Directive — Set down, exactly as written, the lines from the top of the data to the line that holds "tick_months = months[::3]", and omit the pictures.

Available data —

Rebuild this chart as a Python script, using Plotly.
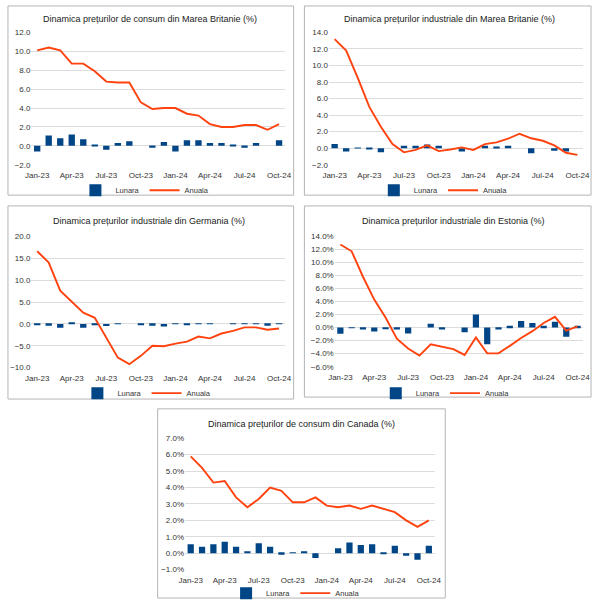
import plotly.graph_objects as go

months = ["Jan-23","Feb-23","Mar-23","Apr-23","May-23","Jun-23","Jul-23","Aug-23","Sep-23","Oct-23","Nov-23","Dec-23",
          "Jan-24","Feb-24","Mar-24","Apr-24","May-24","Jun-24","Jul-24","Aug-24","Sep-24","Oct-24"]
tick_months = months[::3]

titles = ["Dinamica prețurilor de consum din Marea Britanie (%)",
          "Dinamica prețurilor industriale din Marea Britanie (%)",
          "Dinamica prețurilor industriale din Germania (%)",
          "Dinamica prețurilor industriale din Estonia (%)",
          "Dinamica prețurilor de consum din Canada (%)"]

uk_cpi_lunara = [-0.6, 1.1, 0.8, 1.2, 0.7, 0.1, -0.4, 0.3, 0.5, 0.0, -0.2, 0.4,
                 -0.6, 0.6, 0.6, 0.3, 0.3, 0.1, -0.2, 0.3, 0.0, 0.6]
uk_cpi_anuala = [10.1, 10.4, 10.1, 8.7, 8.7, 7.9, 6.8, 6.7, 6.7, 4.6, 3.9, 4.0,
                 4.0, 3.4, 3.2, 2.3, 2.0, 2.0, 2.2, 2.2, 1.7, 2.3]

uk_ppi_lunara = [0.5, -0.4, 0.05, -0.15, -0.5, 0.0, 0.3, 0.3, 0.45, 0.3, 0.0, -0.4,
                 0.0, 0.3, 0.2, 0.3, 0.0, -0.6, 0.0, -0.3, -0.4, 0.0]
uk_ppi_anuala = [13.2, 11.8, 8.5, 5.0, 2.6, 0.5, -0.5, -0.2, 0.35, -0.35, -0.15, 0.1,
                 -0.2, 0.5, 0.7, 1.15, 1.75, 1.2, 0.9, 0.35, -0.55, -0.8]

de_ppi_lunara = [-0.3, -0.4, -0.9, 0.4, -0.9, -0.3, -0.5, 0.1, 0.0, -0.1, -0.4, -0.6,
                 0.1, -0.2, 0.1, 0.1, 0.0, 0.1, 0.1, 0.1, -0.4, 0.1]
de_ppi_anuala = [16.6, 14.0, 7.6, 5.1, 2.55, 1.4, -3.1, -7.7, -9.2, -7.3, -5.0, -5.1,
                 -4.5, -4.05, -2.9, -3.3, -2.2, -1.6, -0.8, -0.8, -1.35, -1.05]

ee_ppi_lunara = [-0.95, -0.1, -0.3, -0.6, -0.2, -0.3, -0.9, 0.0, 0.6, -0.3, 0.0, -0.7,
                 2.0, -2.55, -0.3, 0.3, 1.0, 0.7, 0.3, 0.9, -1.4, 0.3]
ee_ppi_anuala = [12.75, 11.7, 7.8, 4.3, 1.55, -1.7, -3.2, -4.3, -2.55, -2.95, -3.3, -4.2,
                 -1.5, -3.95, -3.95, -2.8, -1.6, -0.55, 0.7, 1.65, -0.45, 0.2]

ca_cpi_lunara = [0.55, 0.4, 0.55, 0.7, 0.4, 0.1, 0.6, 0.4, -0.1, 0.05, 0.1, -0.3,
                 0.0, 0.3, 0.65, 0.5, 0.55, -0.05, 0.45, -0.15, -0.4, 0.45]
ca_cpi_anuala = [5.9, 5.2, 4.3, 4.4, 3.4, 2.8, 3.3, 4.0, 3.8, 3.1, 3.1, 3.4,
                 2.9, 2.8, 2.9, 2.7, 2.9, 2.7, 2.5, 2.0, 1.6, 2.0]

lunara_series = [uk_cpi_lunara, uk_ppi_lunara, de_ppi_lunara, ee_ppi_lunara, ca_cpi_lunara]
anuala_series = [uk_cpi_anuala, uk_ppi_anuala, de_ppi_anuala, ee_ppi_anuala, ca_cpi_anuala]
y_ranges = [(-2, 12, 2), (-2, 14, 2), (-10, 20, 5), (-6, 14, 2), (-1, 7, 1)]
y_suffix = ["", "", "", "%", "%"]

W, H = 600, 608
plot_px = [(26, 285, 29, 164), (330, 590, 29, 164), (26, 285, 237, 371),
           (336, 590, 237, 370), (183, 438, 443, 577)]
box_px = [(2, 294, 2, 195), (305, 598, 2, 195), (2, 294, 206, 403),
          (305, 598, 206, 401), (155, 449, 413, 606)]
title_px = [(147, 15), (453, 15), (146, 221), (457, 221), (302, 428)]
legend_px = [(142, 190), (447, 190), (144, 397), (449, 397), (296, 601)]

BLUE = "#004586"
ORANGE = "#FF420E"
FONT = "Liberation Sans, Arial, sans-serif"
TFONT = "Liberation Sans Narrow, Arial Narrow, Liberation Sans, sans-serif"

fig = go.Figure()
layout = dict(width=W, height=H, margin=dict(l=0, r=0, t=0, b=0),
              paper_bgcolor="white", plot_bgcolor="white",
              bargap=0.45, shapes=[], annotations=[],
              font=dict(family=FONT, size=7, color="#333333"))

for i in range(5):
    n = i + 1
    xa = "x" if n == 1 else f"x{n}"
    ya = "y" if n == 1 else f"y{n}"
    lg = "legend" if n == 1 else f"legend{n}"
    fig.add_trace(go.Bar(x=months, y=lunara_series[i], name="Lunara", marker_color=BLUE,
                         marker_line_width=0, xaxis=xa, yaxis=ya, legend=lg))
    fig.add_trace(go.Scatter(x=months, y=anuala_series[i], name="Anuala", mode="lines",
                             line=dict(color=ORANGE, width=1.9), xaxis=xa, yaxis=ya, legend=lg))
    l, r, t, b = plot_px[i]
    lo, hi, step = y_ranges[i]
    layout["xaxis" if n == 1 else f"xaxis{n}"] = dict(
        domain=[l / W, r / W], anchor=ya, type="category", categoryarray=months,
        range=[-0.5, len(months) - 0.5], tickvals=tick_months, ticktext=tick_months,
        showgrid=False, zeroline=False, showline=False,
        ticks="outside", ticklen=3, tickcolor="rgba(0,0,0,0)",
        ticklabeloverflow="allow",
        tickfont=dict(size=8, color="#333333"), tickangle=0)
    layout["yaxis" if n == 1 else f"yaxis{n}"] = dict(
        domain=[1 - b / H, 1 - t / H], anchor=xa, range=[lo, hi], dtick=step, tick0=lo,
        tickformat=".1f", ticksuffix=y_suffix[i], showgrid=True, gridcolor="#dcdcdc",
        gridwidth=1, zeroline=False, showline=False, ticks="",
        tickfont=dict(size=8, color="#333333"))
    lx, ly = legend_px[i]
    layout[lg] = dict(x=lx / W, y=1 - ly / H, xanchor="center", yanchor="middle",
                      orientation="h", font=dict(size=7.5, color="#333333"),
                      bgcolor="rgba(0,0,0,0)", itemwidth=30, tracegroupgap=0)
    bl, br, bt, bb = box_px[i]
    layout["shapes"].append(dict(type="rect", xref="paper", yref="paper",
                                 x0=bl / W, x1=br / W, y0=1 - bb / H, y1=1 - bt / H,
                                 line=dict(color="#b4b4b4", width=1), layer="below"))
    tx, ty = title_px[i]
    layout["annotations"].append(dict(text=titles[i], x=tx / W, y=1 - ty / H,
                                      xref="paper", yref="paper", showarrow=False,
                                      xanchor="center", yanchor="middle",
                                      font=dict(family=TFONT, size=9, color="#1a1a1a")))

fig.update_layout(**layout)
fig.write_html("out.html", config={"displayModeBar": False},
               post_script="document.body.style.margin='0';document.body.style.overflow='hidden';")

Final result —
Rebuild this chart as a Python script, using Plotly.
import plotly.graph_objects as go

months = ["Jan-23","Feb-23","Mar-23","Apr-23","May-23","Jun-23","Jul-23","Aug-23","Sep-23","Oct-23","Nov-23","Dec-23",
          "Jan-24","Feb-24","Mar-24","Apr-24","May-24","Jun-24","Jul-24","Aug-24","Sep-24","Oct-24"]
tick_months = months[::3]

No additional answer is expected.